The British raj, whose sole purpose of existence in India was to loot the country’s resources constructed two large bridges in Kochi: the Venduruthy Bridge, and the Thoppumpady Bridge. They never collected toll on these bridges. Fast forward to circa 2000. We construct two bridges parallel to these two old bridges. And what do we do? The Gammon Bridge, build parallel to the Thoppumpady Bridge was the first instance of BOT or Build-Operate-Transfer in Kerala. So successful was this model for the powers that be, that they extended this concept all over India and now we probably have more toll booths than paan shops and kirana stores combined. For the record, when the public protested that the toll rates were too high, the powers that be responded by extending the period of toll collection from 13 years to 19 years!
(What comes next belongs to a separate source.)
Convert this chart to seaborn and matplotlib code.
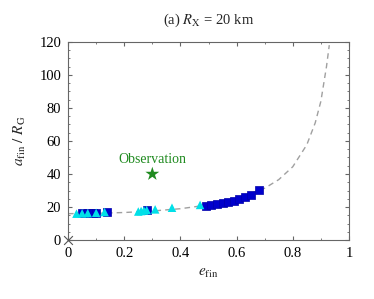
import numpy as np
import pandas as pd
import matplotlib
matplotlib.use("Agg")
from matplotlib import pyplot as plt
from matplotlib.ticker import MultipleLocator
import seaborn as sns

# dashed theory curve
curve_e = [0.0, 0.1, 0.2, 0.3, 0.4, 0.5, 0.6, 0.7, 0.75, 0.8, 0.85, 0.88, 0.9, 0.92, 0.93]
curve_a = [16.0, 16.2, 16.7, 17.6, 19.0, 21.3, 25.0, 31.4, 36.6, 44.4, 57.7, 71.0, 84.0, 105.0, 118.0]

# blue squares
sq_e = [0.05, 0.07, 0.09, 0.10, 0.14, 0.28, 0.49, 0.51, 0.53, 0.55, 0.57, 0.59, 0.61, 0.63, 0.65, 0.68]
sq_a = [16.2, 16.3, 16.4, 16.5, 16.9, 18.0, 20.5, 21.0, 21.6, 22.3, 23.0, 23.8, 24.8, 25.8, 27.5, 30.5]

# cyan triangles
tri_e = [0.03, 0.05, 0.07, 0.10, 0.13, 0.25, 0.26, 0.27, 0.28, 0.31, 0.37, 0.47]
tri_a = [16.0, 16.2, 16.3, 16.5, 17.0, 17.3, 17.6, 17.9, 18.2, 18.6, 19.6, 21.3]

obs_e, obs_a = [0.3], [40.0]

sns.set_style("ticks")
plt.rcParams["font.family"] = ["Liberation Serif", "DejaVu Serif"]
plt.rcParams["mathtext.fontset"] = "stix"

fig = plt.figure(figsize=(3.74, 2.99), dpi=100)
ax = fig.add_axes([0.182, 0.197, 0.751, 0.663])

sns.lineplot(x=curve_e, y=curve_a, ax=ax, color="#a0a0a0", lw=1.0,
             linestyle=(0, (4, 3)), zorder=1)
sns.scatterplot(x=sq_e, y=sq_a, ax=ax, marker="s", s=36, color="#0000cc",
                edgecolor="#0000aa", linewidth=0.5, zorder=2)
sns.scatterplot(x=tri_e, y=tri_a, ax=ax, marker="^", s=38, color="#00e0e8",
                edgecolor="none", zorder=3)
sns.scatterplot(x=obs_e, y=obs_a, ax=ax, marker="*", s=110, color="#1f8a1f",
                edgecolor="none", zorder=4)
sns.scatterplot(x=[0.0], y=[0.0], ax=ax, marker="x", s=40, color="#555555",
                linewidth=0.8, zorder=4, clip_on=False)
ax.text(0.3, 49, "Observation", color="#1f8a1f", fontsize=10, ha="center", va="center")

ax.set_xlim(0, 1)
ax.set_ylim(0, 120)
ax.xaxis.set_major_locator(MultipleLocator(0.2))
ax.xaxis.set_minor_locator(MultipleLocator(0.1))
ax.yaxis.set_major_locator(MultipleLocator(20))
ax.yaxis.set_minor_locator(MultipleLocator(5))
ax.set_xticks([0, 0.2, 0.4, 0.6, 0.8, 1.0])
ax.set_xticklabels(["0", "0.2", "0.4", "0.6", "0.8", "1"])
ax.tick_params(which="both", direction="in", top=True, right=True,
               color="#666666", labelcolor="black", labelsize=10.5, pad=5)
ax.tick_params(which="major", length=3)
ax.tick_params(which="minor", length=1.5)
for s in ax.spines.values():
    s.set_color("#666666")
    s.set_linewidth(0.8)

ax.set_xlabel(r"$e_{\rm fin}$", fontsize=11, labelpad=5)
ax.set_ylabel(r"$a_{\rm fin}\ /\ R_{\rm G}$", fontsize=11, labelpad=8)
ax.set_title(r"(a) $R_{\rm X}$ = 20 km", fontsize=10.5, pad=13)

fig.savefig("out.png", dpi=100)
Now, the parallel bridge for the Venduruthy Bridge, the Kundanoor Bridge has a similar story. This bridge, constructed much earlier than the infamous Gammon has already recovered the investment many times over, but toll collection continues. No prizes for guessing that the government never releases data regarding the amount collected. To add insult to injury, the bridge is in a depilated condition. The hapless citizen now have to pay about 30 percent of the vehicle cost as tax, nearly 50 percent of the cost of petrol as tax, toll tax, and then suffer from poor mileage and wear and tear of the vehicle owing to the potholes in the bridge, for the supposed maintenance of which the tollbooth exists. More fuel and more spares means more taxes, so it actually benefits the economy, our economists would argue.

Now, to Pulleppady Rail Overbridge, I guess the authorities mistook the abbreviation for Rail Over Bridge (ROB) as the actual word itself and took it as a license to ROB the hapless commuters who happen to ply that way. Now they are showing signs of desperation to demolish the North OverBridge and possibly install another ROB. This extreme eagerness comes when they have not been able to cut a single tree that has been obtruding traffic at Jos Jn. for over eighteen years now.

With public protests mounting on toll collections extending beyond the required period, the powers that be have now decided on a easier solution: collect toll perpetually. God says the world will end one day. But the charter to collect toll at Kumbalam, near the Aroor bridge proclaims that the toll collection shall go on FOREVER.